BOGOTA – Not a single “no” vote was cast on Wednesday as both houses of Colombia’s Congress approved a bill granting amnesty to members of the FARC guerrilla group who lay down their arms under the peace accord signed last month.
The initiative also offers legal guarantees for police and soldiers who committed crimes in the context of an armed conflict that began in 1964.
“With 69 votes in favor and zero opposed the full Senate approves the Amnesty Law. The bill passes now to the Constitutional Court for their review,” Senate chief Mauricio Lizcano said on Twitter.
The lower house passed the bill by a margin of 121-0.

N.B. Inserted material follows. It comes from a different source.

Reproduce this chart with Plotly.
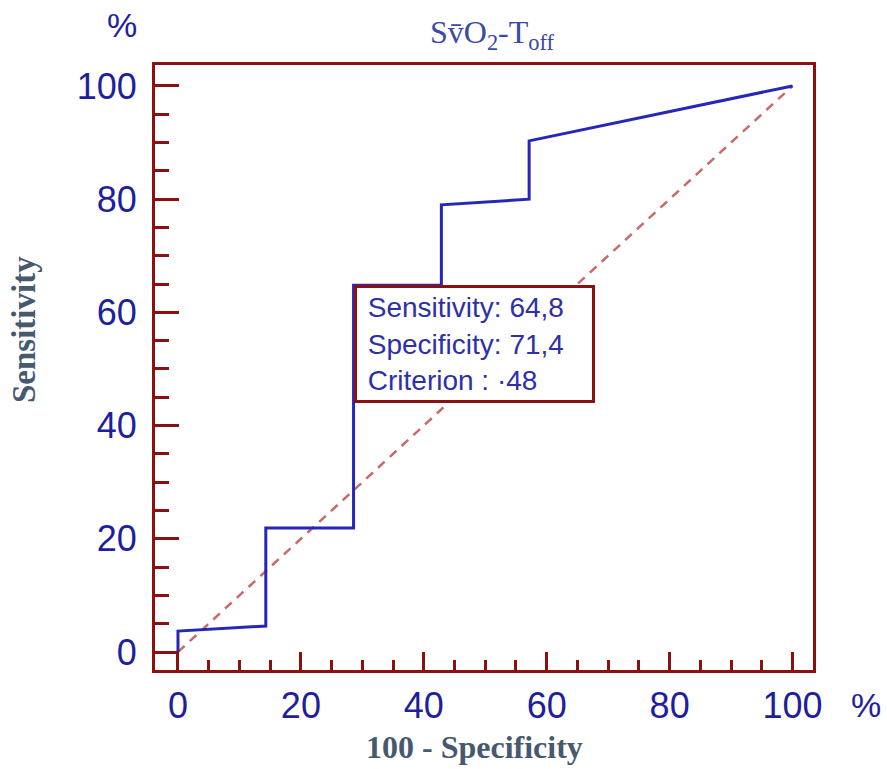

The amnesty applies to security force members and Revolutionary Armed Forces of Colombia (FARC) fighters as long as they are not accused of committing offenses classified as crimes against humanity under the UN Rome Statute of the International Criminal Court.
More than 6,000 FARC combatants indicted for political offenses including rebellion and conspiracy are expected to benefit from the measure.
In a video message, the armed forces commander, Gen. Juan Pablo Rodriguez Barragan, expressed gratitude for congressional approval of a bill “so important” to the military.
Analysts say that once the bill is signed into law by President Juan Manuel Santos, FARC fighters are likely to have more confidence about gathering in the designated demobilization zones.